The East River Alliance is working with the community and the city to develop a plan that provides immediate flood protection this season, and maintains access to our greenspaces through the construction period.

“We will miss your breeze, your trees, your plants and flowers and your birds and bees.”
Alex Weidler captured these images. Thank you Alex for the photos and Charles Krezell for sending them in.

We can change the plan so that we

  • Gain long-term Flood Protection that is environmentally sound and will preserve parts of our park. In the meantime, in the coming year and through construction, we need emergency deployable barriers.
  • The city will work with us in a collaborative, transparent process to find alternatives to the current plan–which the city put together in a hurry without consulting our community or meeting the needs of our community. For instance, go back to an earlier proposal developed with our community: Build parkland over the FDR Drive, which would provide flood protection and new park space. It would also keep much of the current park intact. At the time, the idea was too expensive. Now, the budget has doubled to $1.4 billion. The plan is feasible.
  • Keep parts of the park open during the years of reconstruction (as the mayor promised just last week!)
  • Improve other parks in the East Side Coastal Resiliency area, and activate underutilized and unused spaces for the good of the communities they belong to.

(If you have been trying to email us and have been getting an error message, many apologies–we have fixed that.)

3 Replies to “Direct Action in East River Park”

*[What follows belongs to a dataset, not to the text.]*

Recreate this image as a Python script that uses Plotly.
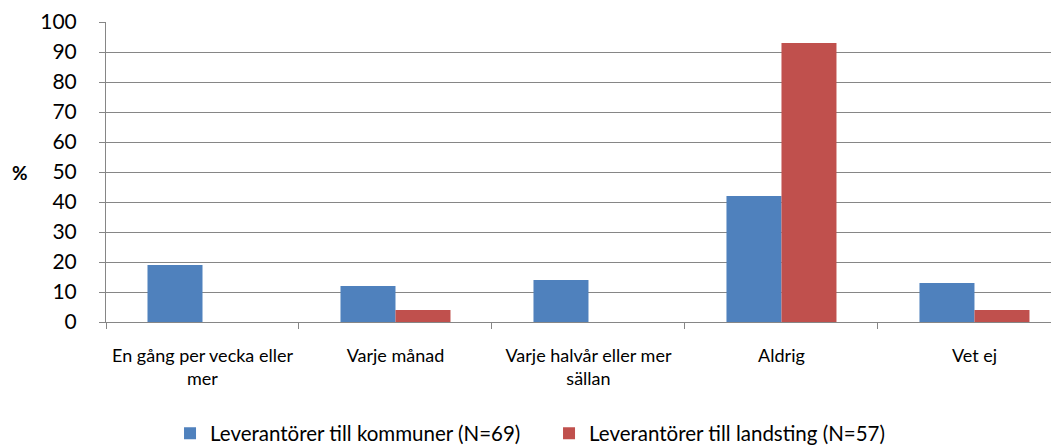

  1. I contacted Keith Powers office to try and get sound information on the East River Park, which I power walk along every day. The information I received was not helpful and I’m wondering whether the East River Alliance doesn’t need to expand the groups/organizations/individuals it provides information to. I believe there was a meeting with the Stuy Cove group a week or so ago.
    It would be helpful to know what everybody is saying.
    Cutting down trees bothers me, especially since many of them are 80 years old. There has to be a better way, and extending the park over the FDR seems like a much better solution than demolishing a beautiful park that is used by thousands of people. I understand that many of the trees suffer from the pollution by the traffic on the FDR, so covering the FDR would provide more than one useful solution.